Status page is platform-level: it watches every customer, so it lives in `od-platform`, not in any `cust-<slug>`. Per-customer hooks (the URLs to monitor, the Restic heartbeat config) live in `template-core` and propagate at provisioning time.

od-platform

Operator-owned, holds platform-level monitoring config (status page is one cluster-wide deploy, not per-customer)

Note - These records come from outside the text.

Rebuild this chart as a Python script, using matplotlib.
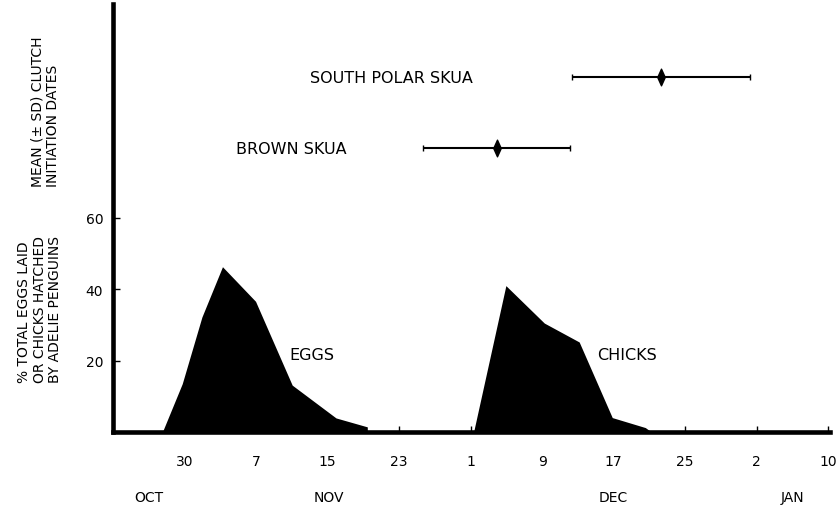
import matplotlib
matplotlib.use('Agg')
import matplotlib.pyplot as plt
from matplotlib.path import Path

# day numbers counted from 1 Oct (Oct 30 = 30, Nov 7 = 38, Dec 1 = 62, Jan 2 = 94)
egg_days = [27.6, 29.8, 32.0, 34.3, 38.0, 42.1, 47.0, 50.5, 50.5]
egg_pct = [0, 13.4, 32.1, 46.2, 36.5, 13.0, 3.8, 1.3, 0]

chick_days = [62.4, 66.0, 70.3, 74.2, 77.9, 81.6, 82.2]
chick_pct = [0, 40.9, 30.4, 25.1, 3.9, 1.1, 0]

skua_names = ['SOUTH POLAR SKUA', 'BROWN SKUA']
skua_mean = [83.3, 64.9]
skua_sd = [10.0, 8.2]
skua_row = [99.5, 79.5]
skua_label_x = [44.0, 35.8]

tick_days = [30, 38, 46, 54, 62, 70, 78, 86, 94, 102]
tick_labels = ['30', '7', '15', '23', '1', '9', '17', '25', '2', '10']
month_names = ['OCT', 'NOV', 'DEC', 'JAN']
month_days = [26.0, 46.2, 78.0, 98.0]

plt.rcParams['font.family'] = ['DejaVu Sans']

fig = plt.figure(figsize=(8.36, 5.10), dpi=100)
ax = fig.add_axes([113/836, 77/510, 717/836, 428/510])

# penguin egg laying and chick hatching curves
ax.fill(egg_days, egg_pct, color='black', lw=0)
ax.fill(chick_days, chick_pct, color='black', lw=0)
ax.text(41.7, 21.8, 'EGGS', fontsize=11.5, va='center', ha='left')
ax.text(76.1, 21.8, 'CHICKS', fontsize=11.5, va='center', ha='left')

# skua clutch initiation dates, mean +- SD
diamond = Path([(0, 1), (0.45, 0), (0, -1), (-0.45, 0), (0, 1)],
               [Path.MOVETO, Path.LINETO, Path.LINETO, Path.LINETO, Path.CLOSEPOLY])
for name, m, sd, row, lx in zip(skua_names, skua_mean, skua_sd, skua_row, skua_label_x):
    ax.errorbar(m, row, xerr=sd, fmt='none', ecolor='black', elinewidth=1.5,
                capsize=2, capthick=1)
    ax.plot(m, row, marker=diamond, markersize=12, color='black', ls='none')
    ax.text(lx, row, name, fontsize=11.5, va='center', ha='left')

ax.set_xlim(22, 102.2)
ax.set_ylim(0, 120)

for s in ['top', 'right']:
    ax.spines[s].set_visible(False)
ax.spines['left'].set_linewidth(3.3)
ax.spines['bottom'].set_linewidth(3.3)

ax.set_yticks([20, 40, 60])
ax.set_yticklabels(['20', '40', '60'], fontsize=10)
ax.set_xticks(tick_days)
ax.set_xticklabels(tick_labels, fontsize=10)
ax.tick_params(axis='y', direction='in', length=5, width=1, pad=7)
ax.tick_params(axis='x', direction='in', length=4, width=1, pad=16)

for name, d in zip(month_names, month_days):
    ax.text(d, -0.152, name, fontsize=10, ha='center', va='center',
            transform=ax.get_xaxis_transform())

fig.text(39.5/836, 1 - 383/510, '% TOTAL EGGS LAID\nOR CHICKS HATCHED\nBY ADELIE PENGUINS',
         rotation=90, ha='center', va='bottom', fontsize=10, multialignment='left',
         linespacing=1.12)
fig.text(45/836, 1 - 187/510, 'MEAN (± SD) CLUTCH\nINITIATION DATES',
         rotation=90, ha='center', va='bottom', fontsize=10, multialignment='left',
         linespacing=1.12)

fig.savefig('out.png', dpi=100)
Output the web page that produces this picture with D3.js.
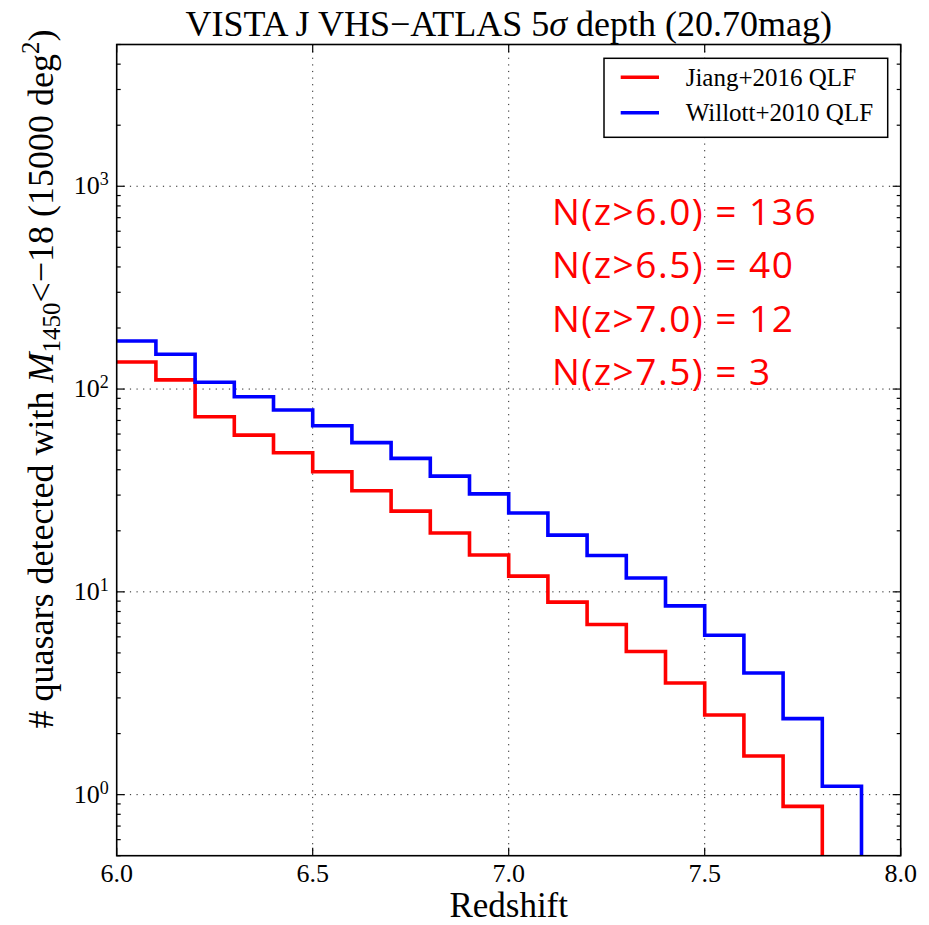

  • observability/uptime-kuma/values.yaml — Helm values for the deploy
  • observability/uptime-kuma/ingress.yaml — TLS via cert-manager, host status.kiwistack.io
  • observability/uptime-kuma/monitors/ — JSON exports of each customer's monitor set (one file per customer slug)
  • observability/prometheus/ — when metrics land
  • runbooks/uptime-kuma-rollout.md — deploy procedure
  • runbooks/alert-routing.md — channel setup, escalation logic

template-core

Per-customer hooks the platform reads to add the customer to Uptime Kuma

  • observability/monitors.yaml.tmpl — list of URLs the platform should monitor for this customer
  • backup/restic-cronjob.yaml — heartbeat-push to Uptime Kuma at the end of the CronJob

cust-<slug>

Customer state inherits the template; usually no per-customer overrides for monitoring

  • (generated) observability/monitors.yaml — frozen at instantiation with the customer's actual URLs

№ O.3 / Promises this closes

Copy claims,
made verifiable.

Where on the site

Promise

Closed by

`/pricing` FAQ: "What's your SLA when something breaks?"

1-business-day response on Core, status page at status.kiwistack.io

Uptime Kuma deploy (Phase 8.D)

`/pricing` Support & SLA band

"Status page at status.kiwistack.io"

Uptime Kuma deploy

`/pricing` Core bullet: "Backup with off-site EU copy"

Customer can verify their backups are running

Restic heartbeat → Uptime Kuma signal visible on the status page

Until the Uptime Kuma deploy lands, the FAQ references to status.kiwistack.io are forward-looking. The architecture above is what `status.kiwistack.io` will resolve to once `runbooks/uptime-kuma-rollout.md` runs against the cluster.